◆ Directive ◆
Identify the lines bearing the string "matplotlib" and gather them.
═══ Supplied information ═══
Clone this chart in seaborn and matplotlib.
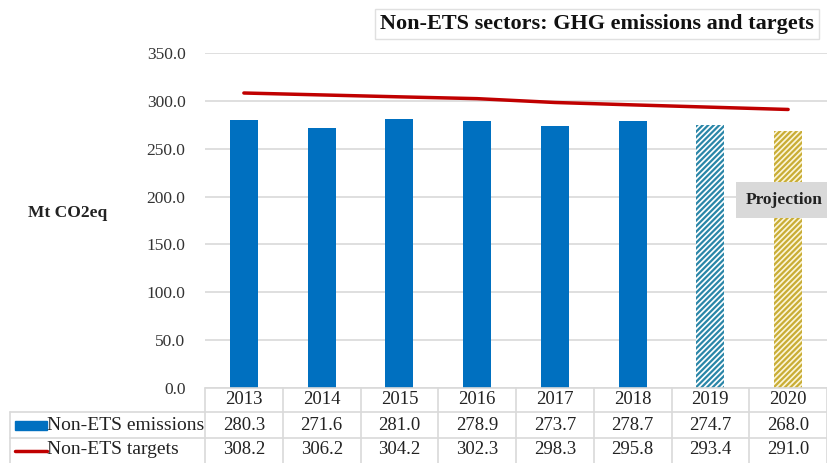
═══
═══ Supplied information ═══
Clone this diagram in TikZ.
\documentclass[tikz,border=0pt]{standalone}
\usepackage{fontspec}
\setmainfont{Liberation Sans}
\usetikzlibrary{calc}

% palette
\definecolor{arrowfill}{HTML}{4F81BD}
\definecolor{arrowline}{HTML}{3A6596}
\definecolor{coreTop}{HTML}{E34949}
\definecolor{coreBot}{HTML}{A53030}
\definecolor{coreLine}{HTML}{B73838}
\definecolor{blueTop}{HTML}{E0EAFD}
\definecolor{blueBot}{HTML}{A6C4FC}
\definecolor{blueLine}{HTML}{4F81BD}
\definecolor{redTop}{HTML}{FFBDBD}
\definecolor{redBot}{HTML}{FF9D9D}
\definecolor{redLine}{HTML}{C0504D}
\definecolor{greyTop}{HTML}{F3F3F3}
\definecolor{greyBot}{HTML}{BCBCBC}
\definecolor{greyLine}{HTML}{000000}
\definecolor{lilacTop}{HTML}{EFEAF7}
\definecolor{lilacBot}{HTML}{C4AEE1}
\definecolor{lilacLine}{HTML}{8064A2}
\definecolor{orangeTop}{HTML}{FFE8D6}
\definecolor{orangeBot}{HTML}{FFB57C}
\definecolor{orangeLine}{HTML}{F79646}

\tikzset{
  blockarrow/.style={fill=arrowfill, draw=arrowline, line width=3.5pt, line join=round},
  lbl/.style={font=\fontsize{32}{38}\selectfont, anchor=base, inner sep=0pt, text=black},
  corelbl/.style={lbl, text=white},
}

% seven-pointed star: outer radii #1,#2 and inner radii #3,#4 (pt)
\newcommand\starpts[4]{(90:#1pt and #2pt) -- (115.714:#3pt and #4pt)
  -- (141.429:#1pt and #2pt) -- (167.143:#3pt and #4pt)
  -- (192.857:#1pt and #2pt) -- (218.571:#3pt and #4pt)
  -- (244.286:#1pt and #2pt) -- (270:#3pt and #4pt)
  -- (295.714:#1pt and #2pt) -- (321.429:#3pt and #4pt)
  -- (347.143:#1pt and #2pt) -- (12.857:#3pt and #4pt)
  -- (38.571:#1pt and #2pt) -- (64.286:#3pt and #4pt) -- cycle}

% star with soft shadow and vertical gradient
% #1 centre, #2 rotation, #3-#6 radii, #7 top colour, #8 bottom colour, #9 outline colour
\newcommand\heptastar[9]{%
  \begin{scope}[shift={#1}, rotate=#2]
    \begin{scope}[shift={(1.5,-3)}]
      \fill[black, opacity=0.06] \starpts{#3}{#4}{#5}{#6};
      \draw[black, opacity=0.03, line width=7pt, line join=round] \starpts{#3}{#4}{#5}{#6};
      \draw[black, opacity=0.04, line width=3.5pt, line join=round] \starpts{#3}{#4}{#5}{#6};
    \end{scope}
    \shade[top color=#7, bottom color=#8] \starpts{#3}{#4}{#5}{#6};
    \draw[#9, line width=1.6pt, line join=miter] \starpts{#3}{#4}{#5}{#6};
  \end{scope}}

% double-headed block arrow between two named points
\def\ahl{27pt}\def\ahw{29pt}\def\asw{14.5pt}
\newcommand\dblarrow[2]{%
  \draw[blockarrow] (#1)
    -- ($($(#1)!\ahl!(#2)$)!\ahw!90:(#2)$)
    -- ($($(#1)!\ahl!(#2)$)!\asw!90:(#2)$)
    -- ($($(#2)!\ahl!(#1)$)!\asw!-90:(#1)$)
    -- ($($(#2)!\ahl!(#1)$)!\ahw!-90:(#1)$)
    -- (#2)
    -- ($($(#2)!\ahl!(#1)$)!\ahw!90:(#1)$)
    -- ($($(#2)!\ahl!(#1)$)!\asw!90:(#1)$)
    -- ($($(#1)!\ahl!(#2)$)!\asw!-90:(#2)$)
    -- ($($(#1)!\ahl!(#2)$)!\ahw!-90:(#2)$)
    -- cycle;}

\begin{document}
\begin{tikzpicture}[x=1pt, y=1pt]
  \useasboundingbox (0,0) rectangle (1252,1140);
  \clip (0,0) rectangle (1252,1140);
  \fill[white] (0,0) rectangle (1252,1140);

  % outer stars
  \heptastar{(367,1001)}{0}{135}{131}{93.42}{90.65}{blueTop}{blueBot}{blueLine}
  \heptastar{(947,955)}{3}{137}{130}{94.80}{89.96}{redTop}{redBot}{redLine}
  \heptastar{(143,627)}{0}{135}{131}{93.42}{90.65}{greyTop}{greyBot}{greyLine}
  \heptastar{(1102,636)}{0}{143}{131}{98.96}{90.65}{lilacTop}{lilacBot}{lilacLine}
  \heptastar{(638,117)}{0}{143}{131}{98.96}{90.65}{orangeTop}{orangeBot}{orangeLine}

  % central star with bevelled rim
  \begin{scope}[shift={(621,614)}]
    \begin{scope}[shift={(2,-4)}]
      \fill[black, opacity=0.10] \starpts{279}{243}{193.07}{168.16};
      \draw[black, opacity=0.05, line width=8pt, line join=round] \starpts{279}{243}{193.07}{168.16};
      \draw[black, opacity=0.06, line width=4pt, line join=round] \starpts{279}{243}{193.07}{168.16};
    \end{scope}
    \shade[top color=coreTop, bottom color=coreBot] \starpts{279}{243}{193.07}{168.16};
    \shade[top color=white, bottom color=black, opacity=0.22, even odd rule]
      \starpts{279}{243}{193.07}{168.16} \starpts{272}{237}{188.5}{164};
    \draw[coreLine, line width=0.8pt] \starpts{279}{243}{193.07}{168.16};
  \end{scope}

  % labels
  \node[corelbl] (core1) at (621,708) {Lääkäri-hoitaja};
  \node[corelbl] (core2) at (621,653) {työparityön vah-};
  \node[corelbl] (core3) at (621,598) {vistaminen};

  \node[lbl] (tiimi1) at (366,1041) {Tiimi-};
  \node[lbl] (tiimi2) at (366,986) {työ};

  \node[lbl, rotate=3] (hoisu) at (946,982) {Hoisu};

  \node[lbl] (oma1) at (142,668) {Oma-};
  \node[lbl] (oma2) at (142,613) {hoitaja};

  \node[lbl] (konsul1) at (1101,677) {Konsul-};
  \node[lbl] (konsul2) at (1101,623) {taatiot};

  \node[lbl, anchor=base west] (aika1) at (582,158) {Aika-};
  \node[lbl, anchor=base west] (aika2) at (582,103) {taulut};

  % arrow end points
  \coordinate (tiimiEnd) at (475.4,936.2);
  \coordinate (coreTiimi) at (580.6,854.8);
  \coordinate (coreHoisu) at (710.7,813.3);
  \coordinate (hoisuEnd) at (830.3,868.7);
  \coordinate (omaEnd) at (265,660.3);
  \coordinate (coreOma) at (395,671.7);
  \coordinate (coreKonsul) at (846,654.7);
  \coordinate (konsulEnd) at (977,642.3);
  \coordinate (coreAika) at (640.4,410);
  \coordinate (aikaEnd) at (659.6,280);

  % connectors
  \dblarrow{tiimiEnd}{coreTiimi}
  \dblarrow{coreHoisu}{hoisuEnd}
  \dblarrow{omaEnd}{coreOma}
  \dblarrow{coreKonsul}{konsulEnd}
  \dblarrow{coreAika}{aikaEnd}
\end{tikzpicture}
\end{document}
═══
═══ Supplied information ═══
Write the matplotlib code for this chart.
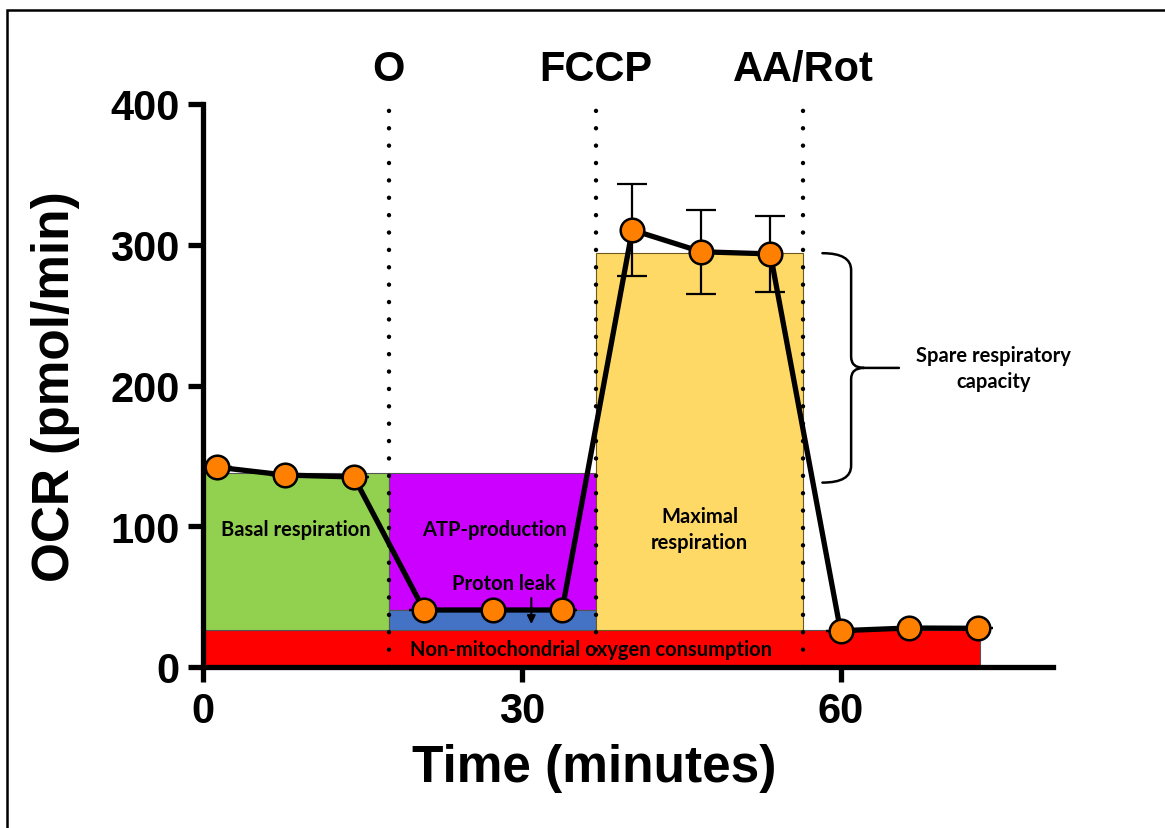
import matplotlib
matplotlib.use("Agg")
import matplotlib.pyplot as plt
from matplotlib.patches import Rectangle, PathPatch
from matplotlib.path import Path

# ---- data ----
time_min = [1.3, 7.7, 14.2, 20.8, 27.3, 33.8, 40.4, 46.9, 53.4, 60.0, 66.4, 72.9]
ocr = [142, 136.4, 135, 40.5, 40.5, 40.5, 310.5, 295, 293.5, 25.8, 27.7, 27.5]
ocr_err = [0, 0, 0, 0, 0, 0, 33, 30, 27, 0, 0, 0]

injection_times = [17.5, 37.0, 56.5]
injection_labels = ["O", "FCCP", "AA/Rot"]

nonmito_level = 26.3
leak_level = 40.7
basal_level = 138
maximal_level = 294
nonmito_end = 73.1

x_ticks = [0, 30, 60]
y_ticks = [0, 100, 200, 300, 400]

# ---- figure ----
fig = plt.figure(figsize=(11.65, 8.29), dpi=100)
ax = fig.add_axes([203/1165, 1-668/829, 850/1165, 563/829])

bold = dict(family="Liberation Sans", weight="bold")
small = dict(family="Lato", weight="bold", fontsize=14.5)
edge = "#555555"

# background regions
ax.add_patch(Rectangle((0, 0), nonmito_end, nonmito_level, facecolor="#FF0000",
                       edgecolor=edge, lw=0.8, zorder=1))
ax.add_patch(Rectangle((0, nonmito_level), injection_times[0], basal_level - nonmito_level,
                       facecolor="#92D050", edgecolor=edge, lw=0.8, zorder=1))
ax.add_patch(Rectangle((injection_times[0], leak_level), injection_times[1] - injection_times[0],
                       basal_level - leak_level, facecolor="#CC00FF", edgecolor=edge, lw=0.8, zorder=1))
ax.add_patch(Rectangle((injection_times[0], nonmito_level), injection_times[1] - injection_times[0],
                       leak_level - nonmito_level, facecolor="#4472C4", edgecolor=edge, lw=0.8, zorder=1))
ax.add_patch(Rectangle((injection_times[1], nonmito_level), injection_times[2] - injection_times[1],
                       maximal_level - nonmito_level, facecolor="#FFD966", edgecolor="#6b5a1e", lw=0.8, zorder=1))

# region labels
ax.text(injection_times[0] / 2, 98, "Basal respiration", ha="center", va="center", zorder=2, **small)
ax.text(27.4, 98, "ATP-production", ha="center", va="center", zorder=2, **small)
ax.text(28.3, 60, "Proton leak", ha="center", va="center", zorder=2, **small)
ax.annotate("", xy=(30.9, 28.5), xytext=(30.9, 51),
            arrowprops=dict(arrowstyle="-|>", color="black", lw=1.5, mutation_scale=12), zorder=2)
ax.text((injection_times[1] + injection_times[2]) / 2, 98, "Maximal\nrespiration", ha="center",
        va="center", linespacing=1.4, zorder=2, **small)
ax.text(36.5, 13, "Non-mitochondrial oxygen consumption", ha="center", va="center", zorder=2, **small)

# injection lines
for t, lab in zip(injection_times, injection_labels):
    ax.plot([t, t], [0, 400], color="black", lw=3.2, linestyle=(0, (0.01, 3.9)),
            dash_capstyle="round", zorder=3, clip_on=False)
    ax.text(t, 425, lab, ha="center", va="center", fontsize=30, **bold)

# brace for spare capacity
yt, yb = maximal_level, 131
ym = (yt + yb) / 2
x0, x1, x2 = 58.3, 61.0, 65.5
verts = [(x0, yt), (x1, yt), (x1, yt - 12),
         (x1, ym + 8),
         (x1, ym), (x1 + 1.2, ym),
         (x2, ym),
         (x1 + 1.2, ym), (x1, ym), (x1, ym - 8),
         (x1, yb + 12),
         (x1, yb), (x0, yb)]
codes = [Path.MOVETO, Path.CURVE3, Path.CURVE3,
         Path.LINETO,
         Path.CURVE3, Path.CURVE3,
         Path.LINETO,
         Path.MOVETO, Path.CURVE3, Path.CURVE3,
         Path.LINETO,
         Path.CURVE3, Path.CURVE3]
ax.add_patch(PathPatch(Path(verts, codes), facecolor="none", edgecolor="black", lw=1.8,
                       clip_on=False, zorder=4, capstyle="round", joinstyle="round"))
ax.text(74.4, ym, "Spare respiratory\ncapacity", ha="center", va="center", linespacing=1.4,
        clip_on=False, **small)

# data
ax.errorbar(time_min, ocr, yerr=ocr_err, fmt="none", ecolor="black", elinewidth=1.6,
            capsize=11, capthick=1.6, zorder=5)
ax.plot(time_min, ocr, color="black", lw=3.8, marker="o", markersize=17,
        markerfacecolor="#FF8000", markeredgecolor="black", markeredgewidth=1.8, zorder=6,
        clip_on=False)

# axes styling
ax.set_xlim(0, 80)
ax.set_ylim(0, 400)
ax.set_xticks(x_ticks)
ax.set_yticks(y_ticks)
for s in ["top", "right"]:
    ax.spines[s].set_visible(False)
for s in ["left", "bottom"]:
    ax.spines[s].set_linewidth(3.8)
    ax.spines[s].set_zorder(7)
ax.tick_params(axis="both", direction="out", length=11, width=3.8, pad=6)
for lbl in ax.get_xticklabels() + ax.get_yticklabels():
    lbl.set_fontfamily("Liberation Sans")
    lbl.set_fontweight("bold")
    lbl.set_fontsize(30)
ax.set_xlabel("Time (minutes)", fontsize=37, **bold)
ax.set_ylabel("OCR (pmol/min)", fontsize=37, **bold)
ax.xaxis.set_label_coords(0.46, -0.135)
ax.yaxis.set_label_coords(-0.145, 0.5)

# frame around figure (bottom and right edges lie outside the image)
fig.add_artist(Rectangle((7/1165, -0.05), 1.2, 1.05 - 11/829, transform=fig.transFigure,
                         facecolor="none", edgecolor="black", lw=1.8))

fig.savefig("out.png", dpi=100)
═══
◆ Complete output ◆
Clone this chart in seaborn and matplotlib.
Write the matplotlib code for this chart.
import matplotlib
matplotlib.use("Agg")
import matplotlib.pyplot as plt
from matplotlib.patches import Rectangle, PathPatch
from matplotlib.path import Path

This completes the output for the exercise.